As I watched the BBC Africa hidden camera footage showing university lecturers abuse their power, it confirmed to me what I already know: employers place too much emphasis on university degrees and grades and it is hurting the continent. Our education-to-employment system is so broken that some lecturers take advantage of the desperation of young people to possess a tertiary degree for fear they will be blocked out of the formal economy for the rest of their lives.

Over 90 per cent of formal entry-level jobs in Nigeria require these elusive degrees that are no prediction of competencies, especially in light of what we all know – which is that too often, these grades are distorted by coercion/control.

Given this reality, it has become a “do-or-die” affair to get a degree by any means because young people are told degrees and certifications are the “keys to the kingdom” rather than the competencies behind those degrees. Some educators take advantage of this warped system as it elevates them to demi-gods of the kingdom who have the power to make or break young people’s futures. This “quiet corruption” across the education-to-employment system begins at the basic education end where you have teachers who coerce students and parents to pay for their (the teacher’s) own afterschool lessons or study materials in order to get favourable grades or “support” during the make-or-break national exams…to secondary and tertiary levels where #sexforgrades and student extortion are commonplace, all the way to the employment end of the spectrum where desperate jobseekers are coerced into “paying to play”.

A colleague of mine once shared that in her private university in Benin, an estimated 50% of graduates paid to influence their grades/degree outcomes. Everyone knows the lecturers who accept or demand bribes, she said, and so from day one, you pick and choose your courses based on whether you intend to “pay to play” or “go it alone”.

This isn’t just an African phenomenon: you can easily find sex-for-grades news articles chronicling incidents in the US or even Singapore, albeit less endemic, or cases of the rich and famous paying their children’s way into university admissions. What’s universal across regions is the growing angst and anxiety that even though you can learn online most of the skills taught in traditional universities, that tertiary degrees are still the gateway to higher earning potential.
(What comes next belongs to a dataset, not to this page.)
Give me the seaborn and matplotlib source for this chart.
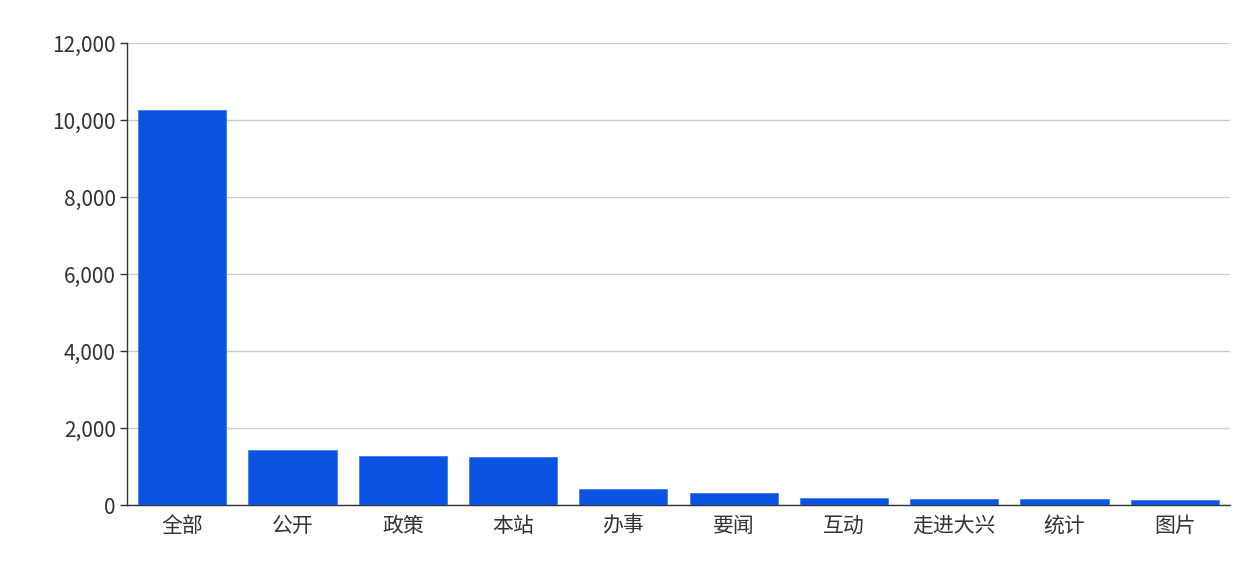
import matplotlib.pyplot as plt
import seaborn as sns
import pandas as pd
import numpy as np

categories = ['全部', '公开', '政策', '本站', '办事', '要闻', '互动', '走进大兴', '统计', '图片']
counts = [10260, 1435, 1285, 1245, 410, 300, 185, 158, 150, 132]
y_ticks = [0, 2000, 4000, 6000, 8000, 10000, 12000]

sns.set_style('white')
plt.rcParams['font.family'] = ['Noto Sans CJK SC', 'DejaVu Sans']

df = pd.DataFrame({'栏目': categories, '数量': counts})

fig = plt.figure(figsize=(12.6, 5.61), dpi=100)
ax = fig.add_axes([127 / 1260, 56 / 561, (1230 - 127) / 1260, (505 - 43) / 561])

sns.barplot(x='栏目', y='数量', data=df, ax=ax, color='#0b53e2', width=0.8,
            saturation=1, edgecolor='#3f7cf0', linewidth=0.6, zorder=3)

ax.set_xlim(-0.5, len(categories) - 0.5)
ax.set_ylim(0, 12000)
ax.set_yticks(y_ticks)
ax.set_yticklabels([f'{v:,}' for v in y_ticks])
ax.yaxis.grid(True, color='#cccccc', linewidth=1, zorder=0)
ax.set_xlabel('')
ax.set_ylabel('')

# category boundaries get the tick marks, labels sit in the middle
ax.set_xticks(np.arange(len(categories) + 1) - 0.5, minor=True)
ax.tick_params(axis='x', which='major', length=0, pad=7, labelsize=15, colors='#333333')
ax.tick_params(axis='x', which='minor', length=5, width=1, color='#333333')
ax.tick_params(axis='y', length=5, width=1, color='#333333', labelsize=15,
               labelcolor='#333333', pad=3, left=True)

for side in ['top', 'right']:
    ax.spines[side].set_visible(False)
for side in ['left', 'bottom']:
    ax.spines[side].set_color('#333333')
    ax.spines[side].set_linewidth(1)

plt.savefig('out.png', dpi=100)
The way forward from here is to emphasize competencies over credentials.

We all heard Kiki Mordi open up about how sexual harassment prevented her from getting that degree. Gasp! Who would have thought an on-air-personality-turned-investigative-journalist doesn’t have a degree! And yet, she must have developed the competencies required to produce such stellar investigative journalism output through alternative means. What should matter are the competencies she has developed and not the lack of credentials.

Imagine if 90% of job descriptions didn’t block out the 90% of Africans who don’t possess a university degree or the “relevant work experience” – which are always the top two requirements – and instead focused on the required competencies to deliver on the job?.

It’s time to rethink and rewire our education-to-employment system so it starts to focus on competencies young people are developing inside (and mostly outside) of traditional classrooms and institutions and starts to screen them IN for those competencies instead of screening them OUT for lack of credentials (#CompetenciesOverCredentials). Employers and other “gatekeepers of economic opportunity” owe it to young people to design or adopt existing simple-and-cheap methods for screening based on competencies rather than use degrees as a proxy for capability.

I’ve seen how well this strategy can work. Since 2013, our Nigeria-based organisation, WAVE, has been “screening in” such hardworking young people regardless of their education background/pedigree and training them in the skills required to secure work, start a career and build a brighter future. Though the majority of WAVE’s 3000+ alumni do not possess a tertiary degree, their incomes more than double within one-year post-training as they transition into formal employment, entrepreneurship or further their education. Elements of WAVE’s screen-train-match model are already being replicated by public secondary and tertiary educators as well as private and social sector organisations to train thousands of young people in work-readiness skills annually.

WAVE is just one of many educators, employers, government enablers and youth who are part of a growing Ready4Work movement committed to growing access to skills development and economic opportunity for young people regardless of their education credentials. Indeed, the shift is happening globally as human-machine partnerships make it increasingly possible to evaluate candidates based on their capabilities rather than age, gender or education pedigree, but I would argue that nowhere faces the emergency need to leapfrog more than the African continent, which will have the largest potential workforce by 2030.

While of course it is important to work to expand access to tertiary education, we also owe it to the 90% who currently do not get access, to recognise alternative pathway programmes that are succeeding in developing these skills in young people despite not being degree institutions.

If we can achieve this, perhaps, the next educator who tried to coerce a now-not-so-desperate student or parent would be told to “keep their grades” because the student had actually developed the required knowledge /competencies and was confident that the average employer used inclusive hiring practices that would give her the opportunity to demonstrate her competencies over credentials, her skilling over schooling.